Does it surprise me that I missed April, May, and June in this year of writing a post every month? Considering that we pulled off a move in a foreign country with our four children in that time, including new school enrollments for all of them, most of the paperwork in Japanese — no, I’m not surprised. But I am disappointed. The time since my last post has been filled with packing and unpacking, rearranging, relearning, lots of other re-somethings.
I read the other day that everything in life will eventually become stale, everything except Jesus. Almost to my mid-30s, I could say I’ve had my first taste of that reality. The things that used to pull my attention or ignite my inner drive in college or my early 20s have waned, and when I first realized that, I’d often wondered what I’d done or changed, as well as what I could do to recreate the experiences or feelings of the past. But I am seeing more and more the wisdom of that statement, of everything growing stale but Jesus. I am seeing the need to pursue new passions, find new subjects to draw the attention, build new habits where old ones have begun to fail.
I can distinctly remember the seasons where I have felt most alive, and they were congruous with the times where I felt the most purpose in my day-to-day activities: working on my thesis in college, my first years as a wife and mother, two years of Japanese language study, unschooling our three littles for a year, our preparations to open Second Story. They were all seasons where I was learning new crafts and expanding as a person. Our oldest dropped out of the Japanese school system about one year ago, in the middle of his 5th grade year, and we planned to teach him at home.

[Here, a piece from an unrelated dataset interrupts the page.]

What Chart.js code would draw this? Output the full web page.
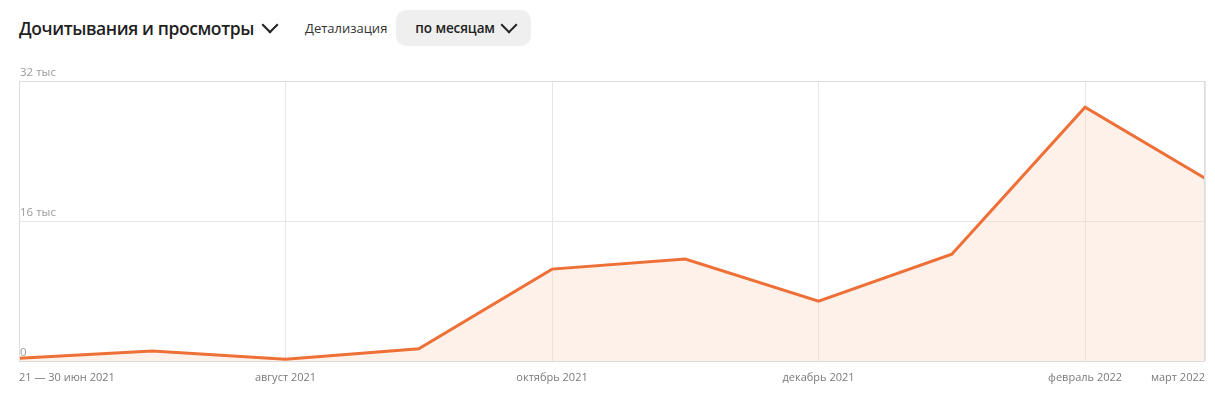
<!DOCTYPE html>
<html lang="ru">
<head>
<meta charset="utf-8">
<script src="https://cdn.jsdelivr.net/npm/chart.js@4/dist/chart.umd.min.js"></script>
<style>
  html, body { margin: 0; padding: 0; background: #fff; }
  body { width: 1215px; height: 399px; position: relative; overflow: hidden; font-family: "Open Sans", "Noto Sans", sans-serif; }
  .head { position: absolute; left: 19px; top: 10px; height: 36px; display: flex; align-items: center; color: #1f1f1f; }
  .title { font-size: 17.5px; font-weight: 600; letter-spacing: -0.4px; }
  .chev { display: inline-block; width: 10px; height: 10px; border-right: 2px solid #222; border-bottom: 2px solid #222; transform: rotate(45deg); margin: -7px 0 0 10px; }
  .lbl { font-size: 13px; color: #333; margin-left: 29px; }
  .btn { margin-left: 9px; background: #efefef; border-radius: 10px; height: 36px; padding: 0 16px 0 19px; display: flex; align-items: center; font-size: 13.5px; font-weight: 600; color: #222; letter-spacing: -0.1px; }
  .btn .chev { margin-left: 8px; }
  .wrap { position: absolute; left: 0; top: 60px; width: 1215px; height: 339px; }
</style>
</head>
<body>
<div class="head">
  <span class="title">Дочитывания и просмотры</span><span class="chev"></span>
  <span class="lbl">Детализация</span>
  <span class="btn">по месяцам<span class="chev"></span></span>
</div>
<div class="wrap"><canvas id="c"></canvas></div>
<script>
// months on the x axis (last one is a partial step)
const months = ['21 — 30 июн 2021', 'июль 2021', 'август 2021', 'сентябрь 2021', 'октябрь 2021',
  'ноябрь 2021', 'декабрь 2021', 'январь 2022', 'февраль 2022', 'март 2022'];
const monthPos = [0, 1, 2, 3, 4, 5, 6, 7, 8, 8.9];
const labelledMonths = [0, 2, 4, 6, 8, 9];
const reads = [300, 1150, 200, 1400, 10500, 11650, 6850, 12200, 29000, 20900];
const yTicks = [0, 16000, 32000];

const frame = {
  id: 'frame',
  afterDraw(chart) {
    const { ctx, chartArea: a } = chart;
    ctx.save();
    ctx.strokeStyle = '#dcdcdc';
    ctx.lineWidth = 1;
    ctx.strokeRect(a.left + 0.5, a.top + 0.5, a.right - a.left - 1, a.bottom - a.top);
    ctx.restore();
  }
};

new Chart(document.getElementById('c'), {
  type: 'line',
  data: {
    datasets: [{
      data: reads.map((v, i) => ({ x: monthPos[i], y: v })),
      borderColor: '#ee7036',
      backgroundColor: 'rgba(250, 215, 195, 0.35)',
      borderWidth: 3,
      fill: 'origin',
      pointRadius: 0,
      tension: 0
    }]
  },
  plugins: [frame],
  options: {
    responsive: true,
    maintainAspectRatio: false,
    animation: false,
    layout: { padding: { left: 19, right: 8, top: 21, bottom: 0 } },
    plugins: { legend: { display: false }, tooltip: { enabled: false } },
    scales: {
      x: {
        type: 'linear',
        min: monthPos[0],
        max: monthPos[monthPos.length - 1],
        afterBuildTicks: s => { s.ticks = labelledMonths.map(i => ({ value: monthPos[i] })); },
        afterFit: s => { s.height = 38; },
        grid: { color: '#e6e6e6', drawTicks: false },
        border: { display: false },
        ticks: {
          align: 'inner',
          padding: 10,
          maxRotation: 0,
          autoSkip: false,
          color: '#7a7a7a',
          font: { family: 'Open Sans', size: 11 },
          callback: v => months[monthPos.indexOf(v)]
        }
      },
      y: {
        min: 0,
        max: 32000,
        afterBuildTicks: s => { s.ticks = yTicks.map(v => ({ value: v })); },
        afterFit: s => { s.width = 0; },
        grid: { color: '#e6e6e6', drawTicks: false },
        border: { display: false },
        ticks: {
          mirror: true,
          padding: 1,
          labelOffset: -8,
          color: '#9a9a9a',
          font: { family: 'Open Sans', size: 11.5 },
          callback: v => v === 0 ? '0' : (v / 1000) + ' тыс'
        }
      }
    }
  }
});
</script>
</body>
</html>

This plan set the trajectory for the next 10 years or more of my life, as I knew all of my kids would eventually reach their limits in Japanese and need to be educated in English. I started excited, wondering if it would become another season of my life where meaningful work would overlap with daily logistics. But just a few weeks into it and I could clearly see this plan was not going to pan out — learning at home with a 6-year-old and his younger siblings was very different from learning at home with an adolescent while his younger siblings each had their own school schedules. Our boy needed friends, and mom was just not cutting it.

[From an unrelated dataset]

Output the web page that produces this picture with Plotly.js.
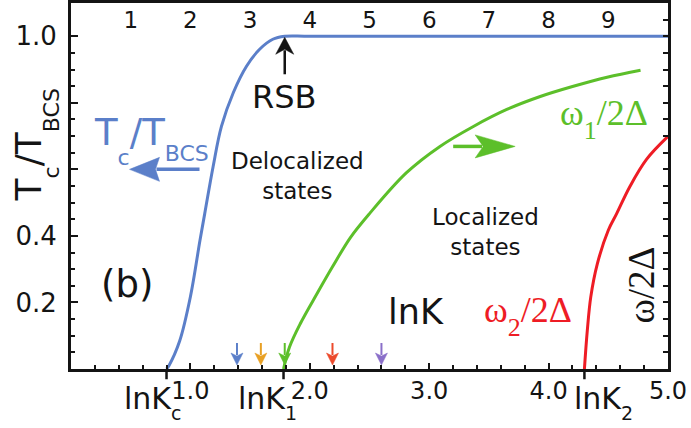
<!DOCTYPE html>
<html>
<head>
<meta charset="utf-8">
<script src="https://cdn.plot.ly/plotly-3.0.1.min.js"></script>
<style>
  html, body { margin: 0; padding: 0; background: #ffffff; }
  #chart { width: 691px; height: 428px; }
</style>
</head>
<body>
<div id="chart"></div>
<script>
// Critical temperature T_c/T_BCS versus lnK
const tcX = [0.80, 0.82, 0.91, 1.00, 1.08, 1.12, 1.19, 1.26, 1.36, 1.47, 1.58, 1.69, 1.79, 2.00, 5.00];
const tcY = [0.000, 0.010, 0.084, 0.217, 0.386, 0.467, 0.608, 0.729, 0.831, 0.910, 0.961, 0.991, 1.000, 1.000, 1.000];

// First excitation frequency omega_1/2Delta
const w1X = [1.78, 1.83, 1.92, 2.06, 2.19, 2.34, 2.50, 2.81, 3.09, 3.37, 3.65, 3.93, 4.20, 4.49, 4.77];
const w1Y = [0.000, 0.066, 0.136, 0.226, 0.307, 0.395, 0.467, 0.590, 0.669, 0.729, 0.780, 0.819, 0.849, 0.877, 0.898];

// Second excitation frequency omega_2/2Delta
const w2X = [4.30, 4.324, 4.353, 4.408, 4.500, 4.570, 4.68, 4.82, 5.00];
const w2Y = [0.000, 0.115, 0.216, 0.316, 0.417, 0.467, 0.548, 0.630, 0.699];

// Bottom axis ticks
const bottomTickVals = [1, 2, 3, 4, 5];
const bottomTickText = ['1.0', '2.0', '3.0', '4.0', '5.0'];

// Characteristic points lnK_c, lnK_1, lnK_2
const lnKNames = ['c', '1', '2'];
const lnKValues = [0.80, 1.78, 4.30];

// Top scale labels
const topTickVals = [1, 2, 3, 4, 5, 6, 7, 8, 9];

// Left axis ticks
const leftTickVals = [0.2, 0.4, 0.6, 0.8, 1.0];
const leftTickText = ['0.2', '0.4', '', '', '1.0'];

// Marked lnK values on the axis and their colours
const markX = [1.39, 1.59, 1.79, 2.19, 2.60];
const markColors = ['#5b7fc9', '#e8a024', '#5cbf2a', '#ec4a2c', '#8a6fc9'];

const BLUE = '#5b7fc9';
const GREEN = '#5cbf2a';
const RED = '#ee1c25';
const INK = '#141414';
const SANS = 'DejaVu Sans, Verdana, sans-serif';
const SERIF = 'Liberation Serif, Times New Roman, serif';

function subText(main, sub, subSize, shift) {
  return main + '<span style="font-size:' + subSize + 'px;baseline-shift:-' + shift + 'px">' + sub + '</span>';
}

// Arrow built from a shaft and a filled head, sized in pixels around its tip
function arrowShapes(tx, ty, dx, dy, shaft, head, half, notch, width, color) {
  const nx = -dy, ny = dx;
  const f = v => v.toFixed(1);
  const back = head - notch;
  const headPath = 'M0,0' +
    'L' + f(-dx * head + nx * half) + ',' + f(-dy * head + ny * half) +
    'L' + f(-dx * back) + ',' + f(-dy * back) +
    'L' + f(-dx * head - nx * half) + ',' + f(-dy * head - ny * half) + 'Z';
  const shaftPath = 'M' + f(-dx * shaft) + ',' + f(-dy * shaft) +
    'L' + f(-dx * (back + 1)) + ',' + f(-dy * (back + 1));
  const common = { type: 'path', xref: 'x', yref: 'y', xsizemode: 'pixel', ysizemode: 'pixel',
                   xanchor: tx, yanchor: ty, layer: 'above' };
  return [
    Object.assign({}, common, { path: shaftPath, line: { color: color, width: width } }),
    Object.assign({}, common, { path: headPath, fillcolor: color, line: { color: color, width: 0.5 } })
  ];
}

const traces = [
  { x: tcX, y: tcY, mode: 'lines', line: { color: BLUE, width: 3, shape: 'spline', smoothing: 1 }, hoverinfo: 'skip' },
  { x: w1X, y: w1Y, mode: 'lines', line: { color: GREEN, width: 3, shape: 'spline', smoothing: 1 }, hoverinfo: 'skip' },
  { x: w2X, y: w2Y, mode: 'lines', line: { color: RED, width: 3, shape: 'spline', smoothing: 1 }, hoverinfo: 'skip' },
  // carriers for the top scale and the right-hand tick column
  { x: [], y: [], xaxis: 'x2', yaxis: 'y', mode: 'lines', hoverinfo: 'skip' },
  { x: [], y: [], xaxis: 'x', yaxis: 'y2', mode: 'lines', hoverinfo: 'skip' }
];

let shapes = [];
// long outward ticks marking lnK_c, lnK_1, lnK_2
lnKValues.forEach(v => {
  shapes.push({ type: 'line', xref: 'x', yref: 'paper', x0: v, x1: v, y0: 0, y1: -0.028,
                line: { color: INK, width: 2.5 } });
});
// Tc/TBCS pointer (left) and omega_1 pointer (right)
shapes = shapes.concat(arrowShapes(0.49, 0.600, -1, 0, 70, 30, 12, 4, 3.5, BLUE));
shapes = shapes.concat(arrowShapes(3.72, 0.669, 1, 0, 62, 40, 11.5, 8, 3.5, GREEN));
// RSB pointer
shapes = shapes.concat(arrowShapes(1.79, 0.997, 0, 1, 37, 17, 9, 5, 2.5, INK));
// small markers on the lnK axis
markX.forEach((x, i) => {
  shapes = shapes.concat(arrowShapes(x, 0.012, 0, -1, 22, 12, 6, 3, 2, markColors[i]));
});

const annotations = [
  // left axis title
  { xref: 'paper', yref: 'paper', x: -0.058, y: 0.612, xanchor: 'center', yanchor: 'middle', textangle: -90,
    showarrow: false, font: { family: SANS, size: 36, color: INK },
    text: subText('T', 'c', 22, 18) + '/' + subText('T', 'BCS', 22, 18) },
  // right axis title
  { xref: 'paper', yref: 'paper', x: 0.956, y: 0.23, xanchor: 'center', yanchor: 'middle', textangle: -90,
    showarrow: false, font: { family: SERIF, size: 37, color: INK }, text: 'ω/2Δ' },
  // curve labels
  { x: 0.18, y: 0.687, xanchor: 'left', yanchor: 'middle', showarrow: false,
    font: { family: SANS, size: 37, color: BLUE },
    text: subText('T', 'c', 22, 20) + '/' + subText('T', 'BCS', 22, 16) },
  { x: 4.08, y: 0.75, xanchor: 'left', yanchor: 'middle', showarrow: false,
    font: { family: SERIF, size: 36, color: GREEN }, text: subText('ω', '1', 26, 14) + '/2Δ' },
  { x: 3.44, y: 0.16, xanchor: 'left', yanchor: 'middle', showarrow: false,
    font: { family: SERIF, size: 36, color: RED }, text: subText('ω', '2', 26, 14) + '/2Δ' },
  // region labels
  { x: 1.79, y: 0.819, showarrow: false, font: { family: SANS, size: 32, color: INK }, text: 'RSB' },
  { x: 1.90, y: 0.581, showarrow: false, font: { family: SANS, size: 23, color: INK }, text: 'Delocalized<br>states' },
  { x: 3.47, y: 0.413, showarrow: false, font: { family: SANS, size: 23, color: INK }, text: 'Localized<br>states' },
  { x: 2.89, y: 0.172, showarrow: false, font: { family: SANS, size: 35, color: INK }, text: 'lnK' },
  { x: 0.47, y: 0.253, showarrow: false, font: { family: SANS, size: 37, color: INK }, text: '(b)' }
];
const lnKShift = [-45, -48, -12];
lnKValues.forEach((v, i) => {
  annotations.push({ x: v, xref: 'x', yref: 'paper', y: 0, xanchor: 'left', yanchor: 'top',
    xshift: lnKShift[i], yshift: -10, showarrow: false,
    font: { family: SANS, size: 30, color: INK }, text: subText('lnK', lnKNames[i], 19, 11) });
});

const layout = {
  width: 691, height: 428,
  margin: { l: 71, r: 23, t: 3, b: 59, pad: 0 },
  paper_bgcolor: '#ffffff', plot_bgcolor: '#ffffff',
  showlegend: false,
  xaxis: {
    range: [0, 5], showgrid: false, zeroline: false,
    showline: true, linewidth: 3, linecolor: INK, mirror: true,
    tickmode: 'array', tickvals: bottomTickVals, ticktext: bottomTickText,
    ticks: 'inside', ticklen: 6, tickwidth: 2, tickcolor: INK,
    tickfont: { family: SANS, size: 24, color: INK }, ticklabelstandoff: -2,
    minor: { tickmode: 'linear', tick0: 0, dtick: 0.2, ticks: 'inside', ticklen: 4, tickwidth: 2, tickcolor: INK }
  },
  xaxis2: {
    overlaying: 'x', anchor: 'y', side: 'top', range: [0, 10],
    showgrid: false, zeroline: false, showline: false,
    tickmode: 'array', tickvals: topTickVals, ticks: '',
    ticklabelposition: 'inside', ticklabelstandoff: 6,
    tickfont: { family: SANS, size: 23, color: INK }
  },
  yaxis: {
    range: [0, 1.10], showgrid: false, zeroline: false,
    showline: true, linewidth: 3, linecolor: INK, mirror: true,
    tickmode: 'array', tickvals: leftTickVals, ticktext: leftTickText,
    ticks: 'inside', ticklen: 7, tickwidth: 2, tickcolor: INK,
    tickfont: { family: SANS, size: 26, color: INK }, ticklabelstandoff: 6,
    minor: { tickmode: 'linear', tick0: 0, dtick: 0.05, ticks: 'inside', ticklen: 4, tickwidth: 2, tickcolor: INK }
  },
  yaxis2: {
    overlaying: 'y', anchor: 'x', side: 'right', range: [0, 1.10],
    showgrid: false, zeroline: false, showline: false, showticklabels: false,
    tickmode: 'linear', tick0: 0, dtick: 0.05,
    ticks: 'inside', ticklen: 5, tickwidth: 2, tickcolor: INK
  },
  shapes: shapes,
  annotations: annotations
};

Plotly.newPlot('chart', traces, layout, { staticPlot: true, displayModeBar: false });
</script>
</body>
</html>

When we moved to Japan in 2008, just before our second wedding anniversary, we were very committed to making Shizuoka our second home. We were determined to grow roots there; in fact, we saw it as tantamount to our ability to remain in Japan. In his book A Christian Theology of Place, John Inge says that place is “the seat of relations and of meeting and activity between God and the world” (p. 68). We sought to understand the reality of that transaction while we lived in Shizuoka. Whenever I felt homesick or lonely, I would remind myself that the trees in my yard, the salt-spray from the ocean, the wind, the mountains I could see from the park — they all belonged to God. He created the place in which I was standing, so it could be my home as much as the place in which I grew up. This was a comforting reality to me, and we worked hard to become connected to the neighborhood located on that section of earth, with it’s shops, schools, views, and people. So it was no small effort to imagine, decide, and then prepare for a departure from this second home.

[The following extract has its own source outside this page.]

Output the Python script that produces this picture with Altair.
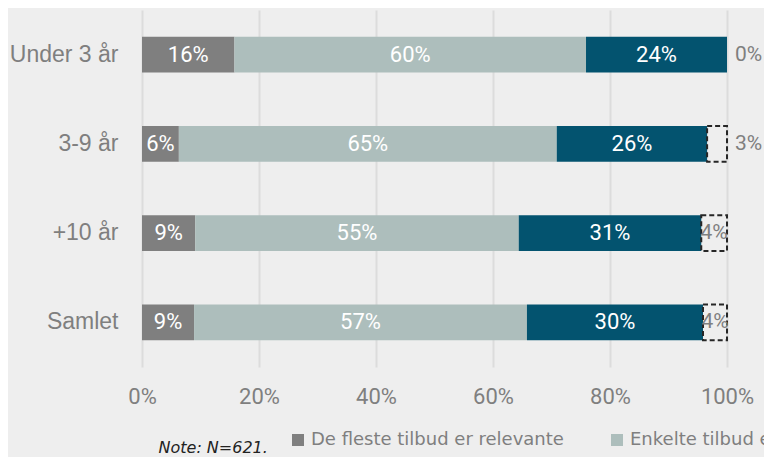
import altair as alt
import pandas as pd

groups = ["Under 3 år", "3-9 år", "+10 år", "Samlet"]
categories = ["De fleste tilbud er relevante", "Enkelte tilbud er relevante",
              "Ingen tilbud er relevante", "Ved ikke"]
fleste = [15.8, 6.3, 9.1, 8.9]
enkelte = [60.1, 64.6, 55.3, 56.9]
ingen = [24.1, 25.7, 31.2, 30.1]
vedikke = [0.0, 3.4, 4.4, 4.1]
colors = ["#7f7f7f", "#adbebc", "#03536f"]
x_ticks = [0, 20, 40, 60, 80, 100]

series = [fleste, enkelte, ingen, vedikke]
rows = []
for ci, (cat, vals) in enumerate(zip(categories, series)):
    for g, v in zip(groups, vals):
        rows.append(dict(group=g, category=cat, order=ci, value=v))
df = pd.DataFrame(rows)

FONT = "Roboto, Liberation Sans, sans-serif"
FONT_Y = "Liberation Sans, DejaVu Sans, sans-serif"
FONT_LEG = "DejaVu Sans, sans-serif"
GRAY = "#7f7f7f"

ysc = alt.Scale(domain=groups, paddingInner=0.6, paddingOuter=0.3)
xsc = alt.Scale(domain=[0, 100], nice=False)

y_axis = alt.Axis(title=None, domain=False, ticks=False, labelFontSize=23,
                  labelColor=GRAY, labelPadding=24, labelFont=FONT_Y, grid=False)
x_axis = alt.Axis(values=x_ticks, labelExpr="datum.value + '%'", grid=True,
                  gridColor="#dcdcdc", gridWidth=2, domain=False, ticks=False,
                  labelFontSize=22, labelColor=GRAY, labelFont=FONT,
                  labelPadding=29, labelBaseline="middle", labelFlush=False,
                  title="Note: N=621.", titleFontStyle="italic", titleFontSize=16,
                  titleColor="#222222", titleFontWeight="normal", titleAlign="left",
                  titleAnchor="start", titleX=16, titleY=80, titleBaseline="middle",
                  titleFont="DejaVu Sans, sans-serif")

Y = alt.Y("group:N", scale=ysc, sort=groups, axis=y_axis)

base = alt.Chart(df).transform_stack(
    stack="value", groupby=["group"], as_=["x0", "x1"],
    sort=[alt.SortField("order", order="ascending")]
).transform_calculate(
    mid="(datum.x0 + datum.x1) / 2",
    label="round(datum.value) + '%'"
)

bars = base.transform_filter("datum.order < 3").mark_bar().encode(
    y=Y,
    x=alt.X("x0:Q", scale=xsc, axis=x_axis),
    x2="x1:Q",
    color=alt.Color("category:N",
                    scale=alt.Scale(domain=categories[:3], range=colors),
                    legend=alt.Legend(orient="none", legendX=147, legendY=421,
                                      direction="horizontal", title=None,
                                      symbolType="square", symbolSize=144,
                                      symbolStrokeWidth=0,
                                      labelFontSize=18, labelColor=GRAY,
                                      labelFont=FONT_LEG, columnPadding=44,
                                      labelOffset=4, labelLimit=400)),
)

dashed = base.transform_filter("datum.order == 3 && datum.value > 0").mark_bar(
    fill="transparent", stroke="#262626", strokeWidth=2, strokeDash=[5, 3]
).encode(
    y=Y,
    x=alt.X("x0:Q", scale=xsc, axis=x_axis),
    x2="x1:Q",
)

inner = base.transform_filter("datum.order < 3").mark_text(
    color="white", font=FONT, fontSize=22
).encode(y=Y, x=alt.X("mid:Q", scale=xsc, axis=x_axis), text="label:N")

vk_in = base.transform_filter("datum.order == 3 && datum.value >= 3.5").mark_text(
    color=GRAY, font=FONT, fontSize=21
).encode(y=Y, x=alt.X("mid:Q", scale=xsc, axis=x_axis), text="label:N")

vk_out = base.transform_filter("datum.order == 3 && datum.value < 3.5").mark_text(
    color=GRAY, font=FONT, fontSize=21, align="left", dx=8
).encode(y=Y, x=alt.X("x1:Q", scale=xsc, axis=x_axis), text="label:N")

chart = alt.layer(bars, dashed, inner, vk_in, vk_out).properties(
    width=585, height=357,
    autosize=alt.AutoSizeParams(type="none"),
    padding={"left": 134, "top": 2, "right": 37, "bottom": 90},
    background="#eeeeee",
).configure_view(stroke=None)

chart.save("out.html", embed_options={"renderer": "svg", "actions": False})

It used to be that when I was in Shizuoka, I would long for the big skies of Nebraska, and when I was in Nebraska, I would long for the mountain and ocean scenes of Shizuoka. Now I’m in this third place, longing for both and feeling uprooted. With a clear plan for the educational needs of our kids as they grow, I’ve fully accepted this new place as the answer to our family’s needs. But I’ve yet to unravel the roots of our lives in Shizuoka. I don’t feel the same need or call to dig deep into this current city as I did when we first came to Japan. All the thoughts and feelings about this feel somehow very precious, like I should keep them in an oak chest and bring them out to inspect them only when it’s sunny or no one else is in the house.
What is next? What new subjects or passions are on the horizon? I’m waiting. Our plan for the next years of our family life was different than God’s plan, and so the path has opened up before me in a most unexpected way. I feel I’m standing in the lull, pausing before the winds whip my hair and toss new ideas at my feet.